▸ Exercise objective:
From the listing that follows, reproduce only the lines from the one holding "Give me the Bokeh source for this chart." through the one holding "from bokeh.resources import INLINE", both included, with no pictures.

▸ Data shown:
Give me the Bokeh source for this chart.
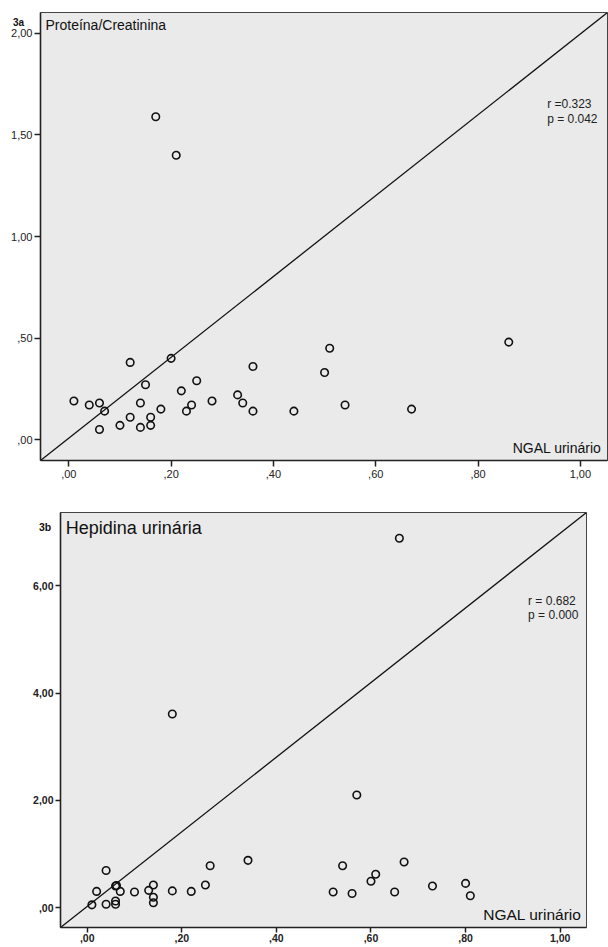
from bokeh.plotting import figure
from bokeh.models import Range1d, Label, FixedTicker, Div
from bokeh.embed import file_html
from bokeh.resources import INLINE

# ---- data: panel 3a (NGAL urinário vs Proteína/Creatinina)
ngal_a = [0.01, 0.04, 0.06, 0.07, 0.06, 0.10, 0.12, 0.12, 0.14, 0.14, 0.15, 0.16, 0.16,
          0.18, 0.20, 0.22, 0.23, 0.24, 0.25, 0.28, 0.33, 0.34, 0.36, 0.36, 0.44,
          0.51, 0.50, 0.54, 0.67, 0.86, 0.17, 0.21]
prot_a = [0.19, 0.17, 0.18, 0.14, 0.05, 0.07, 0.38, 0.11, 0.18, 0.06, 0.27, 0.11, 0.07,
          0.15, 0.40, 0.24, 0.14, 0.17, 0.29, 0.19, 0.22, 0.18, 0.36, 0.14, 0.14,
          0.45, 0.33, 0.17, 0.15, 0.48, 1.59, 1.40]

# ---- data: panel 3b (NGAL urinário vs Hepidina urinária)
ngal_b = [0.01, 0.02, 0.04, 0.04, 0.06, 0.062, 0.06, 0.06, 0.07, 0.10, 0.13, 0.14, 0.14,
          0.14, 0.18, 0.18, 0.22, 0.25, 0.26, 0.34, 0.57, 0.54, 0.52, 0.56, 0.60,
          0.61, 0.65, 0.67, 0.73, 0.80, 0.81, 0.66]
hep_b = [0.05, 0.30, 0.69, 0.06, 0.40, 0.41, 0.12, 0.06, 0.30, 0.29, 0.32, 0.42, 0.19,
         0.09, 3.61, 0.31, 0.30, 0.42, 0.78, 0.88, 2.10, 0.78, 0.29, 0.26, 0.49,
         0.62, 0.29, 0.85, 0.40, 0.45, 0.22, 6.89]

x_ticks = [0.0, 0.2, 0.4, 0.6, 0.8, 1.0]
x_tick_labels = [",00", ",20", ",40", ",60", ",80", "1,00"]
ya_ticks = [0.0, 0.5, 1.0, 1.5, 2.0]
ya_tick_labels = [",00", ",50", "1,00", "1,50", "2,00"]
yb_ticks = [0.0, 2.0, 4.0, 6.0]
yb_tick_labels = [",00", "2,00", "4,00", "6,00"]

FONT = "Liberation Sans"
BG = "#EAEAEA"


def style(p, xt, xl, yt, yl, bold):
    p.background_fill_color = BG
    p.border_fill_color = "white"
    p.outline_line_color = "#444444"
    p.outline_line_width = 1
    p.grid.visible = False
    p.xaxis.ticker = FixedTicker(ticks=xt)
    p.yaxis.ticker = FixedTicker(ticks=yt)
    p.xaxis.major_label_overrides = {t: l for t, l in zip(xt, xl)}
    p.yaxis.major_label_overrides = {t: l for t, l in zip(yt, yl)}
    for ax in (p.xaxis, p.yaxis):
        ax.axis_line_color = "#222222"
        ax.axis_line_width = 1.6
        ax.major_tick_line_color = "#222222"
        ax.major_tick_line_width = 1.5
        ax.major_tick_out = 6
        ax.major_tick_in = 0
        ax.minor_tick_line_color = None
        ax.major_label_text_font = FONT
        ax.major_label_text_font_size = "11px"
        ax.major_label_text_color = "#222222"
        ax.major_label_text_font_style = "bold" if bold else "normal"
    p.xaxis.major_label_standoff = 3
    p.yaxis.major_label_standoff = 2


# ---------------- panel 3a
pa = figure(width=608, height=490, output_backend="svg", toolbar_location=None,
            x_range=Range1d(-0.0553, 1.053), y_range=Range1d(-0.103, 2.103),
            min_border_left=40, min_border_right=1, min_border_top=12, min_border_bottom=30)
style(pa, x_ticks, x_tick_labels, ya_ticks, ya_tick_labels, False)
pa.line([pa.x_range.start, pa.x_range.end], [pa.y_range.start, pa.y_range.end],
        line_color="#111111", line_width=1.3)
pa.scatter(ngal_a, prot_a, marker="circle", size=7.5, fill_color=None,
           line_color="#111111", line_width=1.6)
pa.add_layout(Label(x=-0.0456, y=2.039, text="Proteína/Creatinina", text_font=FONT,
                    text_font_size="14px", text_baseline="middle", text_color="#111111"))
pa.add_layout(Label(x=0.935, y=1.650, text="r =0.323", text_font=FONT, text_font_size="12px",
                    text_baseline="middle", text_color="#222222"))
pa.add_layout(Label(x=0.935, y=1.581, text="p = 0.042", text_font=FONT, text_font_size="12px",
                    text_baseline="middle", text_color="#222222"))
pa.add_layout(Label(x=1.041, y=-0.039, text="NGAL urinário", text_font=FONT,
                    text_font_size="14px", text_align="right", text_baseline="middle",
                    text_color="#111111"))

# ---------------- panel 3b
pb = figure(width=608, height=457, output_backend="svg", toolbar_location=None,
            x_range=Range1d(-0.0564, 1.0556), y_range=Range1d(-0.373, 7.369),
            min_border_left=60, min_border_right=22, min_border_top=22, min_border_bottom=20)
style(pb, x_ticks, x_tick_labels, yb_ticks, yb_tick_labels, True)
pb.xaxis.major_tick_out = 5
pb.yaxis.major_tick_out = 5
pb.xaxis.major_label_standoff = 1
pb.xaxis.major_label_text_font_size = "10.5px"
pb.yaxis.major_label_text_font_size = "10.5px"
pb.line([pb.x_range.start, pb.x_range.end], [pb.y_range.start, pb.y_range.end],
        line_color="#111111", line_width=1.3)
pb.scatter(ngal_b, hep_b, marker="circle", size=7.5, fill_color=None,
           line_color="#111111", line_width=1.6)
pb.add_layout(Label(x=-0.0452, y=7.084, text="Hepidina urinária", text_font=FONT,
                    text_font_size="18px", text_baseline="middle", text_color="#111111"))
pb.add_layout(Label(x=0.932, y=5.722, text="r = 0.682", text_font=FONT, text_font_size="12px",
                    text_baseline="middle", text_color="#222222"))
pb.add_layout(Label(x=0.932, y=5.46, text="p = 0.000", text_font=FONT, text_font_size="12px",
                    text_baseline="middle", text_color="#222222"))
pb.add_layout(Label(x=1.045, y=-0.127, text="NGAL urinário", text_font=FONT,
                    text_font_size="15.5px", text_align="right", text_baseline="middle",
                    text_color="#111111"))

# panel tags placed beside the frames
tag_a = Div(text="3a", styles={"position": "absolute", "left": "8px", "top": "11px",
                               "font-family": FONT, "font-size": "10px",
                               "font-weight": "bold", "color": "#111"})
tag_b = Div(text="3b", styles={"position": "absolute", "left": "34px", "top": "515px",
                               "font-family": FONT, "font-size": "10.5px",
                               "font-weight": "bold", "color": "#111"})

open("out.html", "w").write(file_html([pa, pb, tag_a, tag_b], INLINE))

--

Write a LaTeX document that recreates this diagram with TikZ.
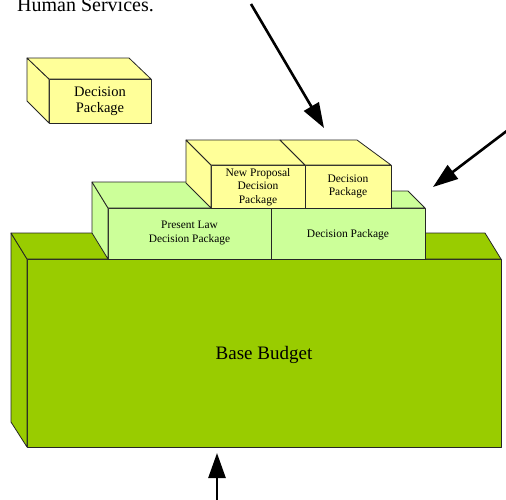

▸ Response to the exercise:
Give me the Bokeh source for this chart.
from bokeh.plotting import figure
from bokeh.models import Range1d, Label, FixedTicker, Div
from bokeh.embed import file_html
from bokeh.resources import INLINE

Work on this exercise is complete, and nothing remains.